◆ **Task to complete**:
Take each line containing "this" and report it exactly as written.

[Rows from a dataset of charts and code]

====

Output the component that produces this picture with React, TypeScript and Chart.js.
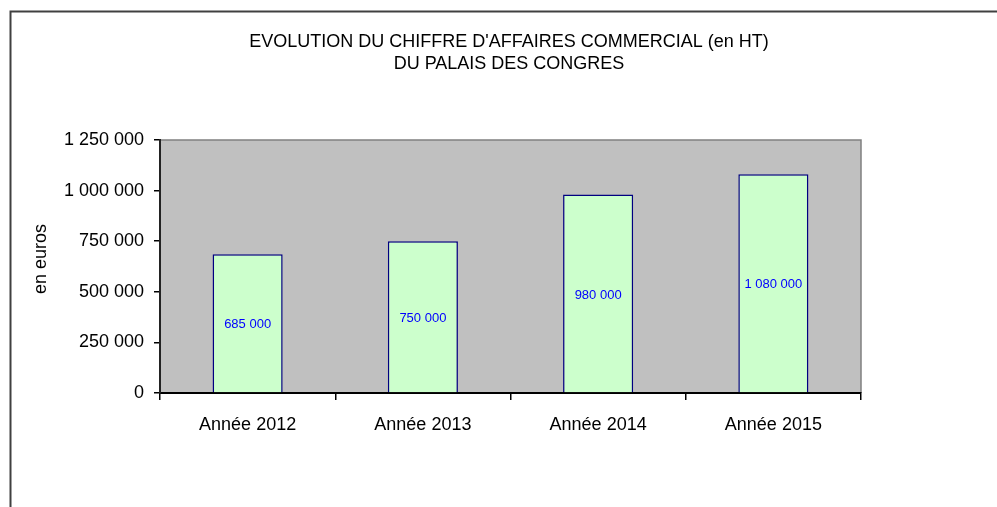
import React, { useEffect, useRef } from "react";
import { Chart, registerables } from "chart.js";

Chart.register(...registerables);

const categories: string[] = ["Année 2012", "Année 2013", "Année 2014", "Année 2015"];
const revenue: number[] = [685000, 750000, 980000, 1080000];
const titleLines: string[] = ["EVOLUTION DU CHIFFRE D'AFFAIRES COMMERCIAL (en HT)", "DU PALAIS DES CONGRES"];
const yAxisTitle = "   en euros";
const yMin = 0;
const yMax = 1250000;
const yStep = 250000;

const FONT = 'Arial, "Liberation Sans", sans-serif';

const fmt = (v: number) => String(Math.round(v)).replace(/\B(?=(\d{3})+(?!\d))/g, " ");

const framePlugin = {
  id: "frame",
  beforeDraw(chart: any) {
    const { ctx, chartArea, width, height } = chart;
    ctx.save();
    ctx.fillStyle = "#ffffff";
    ctx.fillRect(0, 0, width, height);
    ctx.fillStyle = "#c0c0c0";
    ctx.fillRect(chartArea.left, chartArea.top, chartArea.right - chartArea.left, chartArea.bottom - chartArea.top);
    ctx.strokeStyle = "#808080";
    ctx.lineWidth = 1.5;
    ctx.beginPath();
    ctx.moveTo(chartArea.left, chartArea.top);
    ctx.lineTo(chartArea.right, chartArea.top);
    ctx.lineTo(chartArea.right, chartArea.bottom);
    ctx.stroke();
    ctx.restore();
  },
  afterDraw(chart: any) {
    const { ctx, width, height } = chart;
    ctx.save();
    ctx.strokeStyle = "#404040";
    ctx.lineWidth = 2;
    ctx.beginPath();
    ctx.moveTo(10.5, height);
    ctx.lineTo(10.5, 11.5);
    ctx.lineTo(width, 11.5);
    ctx.stroke();
    ctx.restore();
  },
};

const valueLabelPlugin = {
  id: "valueLabels",
  afterDatasetsDraw(chart: any) {
    const { ctx } = chart;
    const meta = chart.getDatasetMeta(0);
    const data = chart.data.datasets[0].data as number[];
    ctx.save();
    ctx.font = `13px ${FONT}`;
    ctx.fillStyle = "#0000ff";
    ctx.textAlign = "center";
    ctx.textBaseline = "middle";
    meta.data.forEach((el: any, i: number) => {
      const p = el.getProps(["x", "y", "base"], true);
      ctx.fillText(fmt(data[i]), p.x, (p.y + p.base) / 2 + 1.5);
    });
    ctx.restore();
  },
};

export default function App() {
  const ref = useRef<HTMLCanvasElement | null>(null);
  useEffect(() => {
    if (!ref.current) return;
    const chart = new Chart(ref.current, {
      type: "bar",
      data: {
        labels: categories,
        datasets: [
          {
            data: revenue,
            backgroundColor: "#ccffcc",
            borderColor: "#000080",
            borderWidth: 1.5,
            barPercentage: 0.4,
            categoryPercentage: 1,
          },
        ],
      },
      options: {
        responsive: false,
        animation: false,
        devicePixelRatio: 1,
        layout: { padding: { left: 21, right: 0, top: 0, bottom: 0 } },
        plugins: {
          legend: { display: false },
          tooltip: { enabled: false },
          title: {
            display: true,
            text: titleLines,
            color: "#000000",
            font: { family: FONT, size: 18, weight: "normal", lineHeight: 1.26 },
            padding: { top: 30.5, bottom: 64.1 },
          },
        },
        scales: {
          x: {
            type: "category",
            offset: true,
            grid: {
              offset: true,
              drawOnChartArea: false,
              drawTicks: true,
              tickLength: 7,
              tickColor: "#000000",
              lineWidth: 1.5,
            },
            border: { display: true, color: "#000000", width: 2 },
            ticks: { color: "#000000", font: { family: FONT, size: 18 }, padding: 14, maxRotation: 0 },
            afterFit(scale: any) {
              scale.height = 114;
            },
          },
          y: {
            min: yMin,
            max: yMax,
            grid: {
              drawOnChartArea: false,
              drawTicks: true,
              tickLength: 6,
              tickColor: "#000000",
              lineWidth: 1.5,
            },
            border: { display: true, color: "#222222", width: 2 },
            ticks: {
              stepSize: yStep,
              color: "#000000",
              font: { family: FONT, size: 18 },
              padding: 10,
              callback: (v: any) => fmt(Number(v)),
            },
            title: {
              display: true,
              text: yAxisTitle,
              color: "#000000",
              font: { family: FONT, size: 18 },
              padding: { top: 9, bottom: 0 },
            },
            afterFit(scale: any) {
              scale.width = 139;
            },
          },
          y2: {
            position: "right",
            display: true,
            grid: { display: false, drawTicks: false },
            border: { display: false },
            ticks: { display: false },
            afterFit(scale: any) {
              scale.width = 136;
            },
          },
        },
      },
      plugins: [framePlugin, valueLabelPlugin],
    } as any);
    return () => chart.destroy();
  }, []);
  return (
    <div style={{ position: "absolute", left: 0, top: 0, width: 997, height: 507, overflow: "hidden" }}>
      <canvas ref={ref} width={997} height={507} style={{ display: "block", width: 997, height: 507 }} />
    </div>
  );
}
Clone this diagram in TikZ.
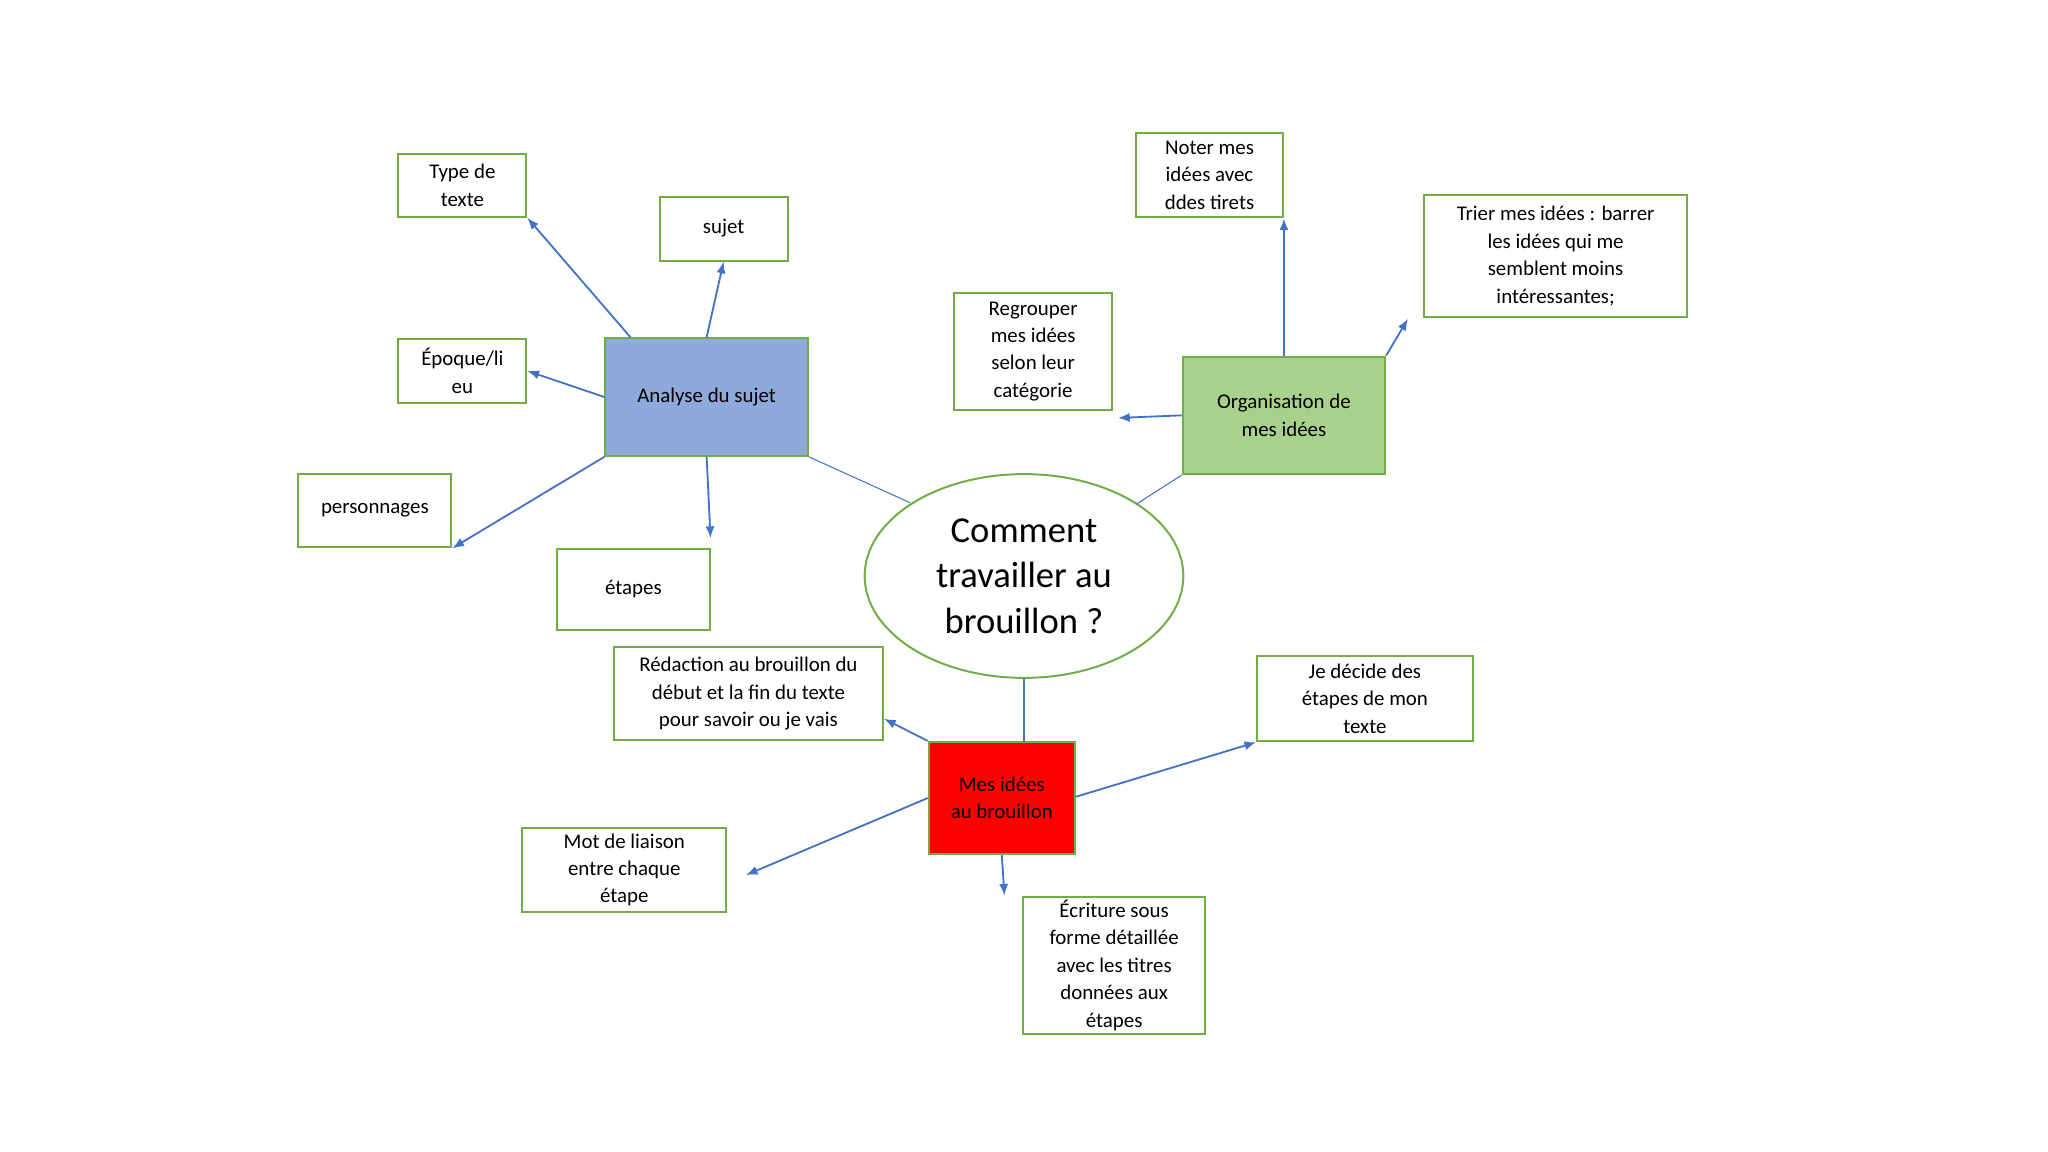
\documentclass[tikz,border=0pt]{standalone}
\usepackage{fontspec}
\setmainfont{Carlito}
\usetikzlibrary{calc,arrows.meta,shapes.geometric}
\begin{document}
\begin{tikzpicture}[x=1pt,y=-1pt,
 box/.style={draw=gbord,line width=1.5pt,fill=white,align=center,font=\fontsize{16}{21}\selectfont,inner sep=0pt},
 arr/.style={draw=ablue,line width=1.4pt,-{Latex[length=9pt,width=7pt]}},
 lnk/.style={draw=ablue,line width=0.8pt}]
\definecolor{gbord}{HTML}{70AD47}
\definecolor{ablue}{HTML}{4472C4}
\definecolor{sblue}{HTML}{8EA9DB}
\definecolor{sgreen}{HTML}{A9D18E}
\useasboundingbox (0,0) rectangle (1568,882);
\node[box,minimum width=98pt,minimum height=48pt] (type) at (354,142) {Type de\\texte};
\node[box,minimum width=98pt,minimum height=49pt] (sujet) at (554,175) {sujet};
\node[box,minimum width=98pt,minimum height=49pt] (epoque) at (354,284) {Époque/li\\eu};
\node[box,minimum width=117pt,minimum height=56pt] (pers) at (287,391) {personnages};
\node[box,minimum width=117pt,minimum height=62pt] (etapes) at (485,451) {étapes};
\node[box,fill=sblue,minimum width=155pt,minimum height=90pt] (ana) at (541,304) {Analyse du sujet};
\node[box,minimum width=113pt,minimum height=65pt] (noter) at (926,134) {Noter mes\\idées avec\\ddes tirets};
\node[box,minimum width=201pt,minimum height=93pt] (trier) at (1191,196) {Trier mes idées : barrer\\les idées qui me\\semblent moins\\intéressantes;};
\node[box,minimum width=121pt,minimum height=90pt] (regr) at (791,269) {Regrouper\\mes idées\\selon leur\\catégorie};
\node[box,fill=sgreen,minimum width=155pt,minimum height=90pt] (org) at (983,318) {Organisation de\\mes idées};
\node[draw=gbord,line width=1.5pt,ellipse,minimum width=244pt,minimum height=156pt,inner sep=0pt,align=center,font=\fontsize{28}{35}\selectfont] (q) at (784,441) {Comment\\travailler au\\brouillon ?};
\node[box,minimum width=206pt,minimum height=71pt] (red) at (573,531) {Rédaction au brouillon du\\début et la fin du texte\\pour savoir ou je vais};
\node[box,minimum width=165pt,minimum height=65pt] (dec) at (1045,535) {Je décide des\\étapes de mon\\texte};
\node[box,fill=red,minimum width=112pt,minimum height=86pt] (mes) at (767,611) {Mes idées\\au brouillon};
\node[box,minimum width=156pt,minimum height=64pt] (mot) at (478,666) {Mot de liaison\\entre chaque\\étape};
\node[box,minimum width=139pt,minimum height=105pt] (ecr) at (853,739) {Écriture sous\\forme détaillée\\avec les titres\\données aux\\étapes};
\coordinate (e1) at (544,412);
\coordinate (e2) at (1078,244);
\coordinate (e3) at (856,320);
\coordinate (e4) at (571,670);
\draw[lnk] (ana.south east) -- (697,385);
\draw[lnk] (org.south west) -- (870,386);
\draw[lnk] (q.south) -- (784,568);
\draw[arr] ($(ana.north west)+(20,0)$) -- (type.south east);
\draw[arr] (ana.north) -- (sujet.south);
\draw[arr] (ana.west) -- (epoque.east);
\draw[arr] (ana.south west) -- (pers.south east);
\draw[arr] (ana.south) -- (e1);
\draw[arr] (org.north) -- (noter.south -| org.north);
\draw[arr] (org.north east) -- (e2);
\draw[arr] (org.west) -- (e3);
\draw[arr] (mes.north west) -- ($(red.south east)+(0,-17)$);
\draw[arr] ($(mes.east)+(0,-1)$) -- (dec.south west);
\draw[arr] (mes.west) -- (e4);
\draw[arr] (mes.south) -- ($(ecr.north west -| mes.south)+(2,0)$);
\end{tikzpicture}
\end{document}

====

◆ **Answer to the exercise**:
Output the component that produces this picture with React, TypeScript and Chart.js.
Clone this diagram in TikZ.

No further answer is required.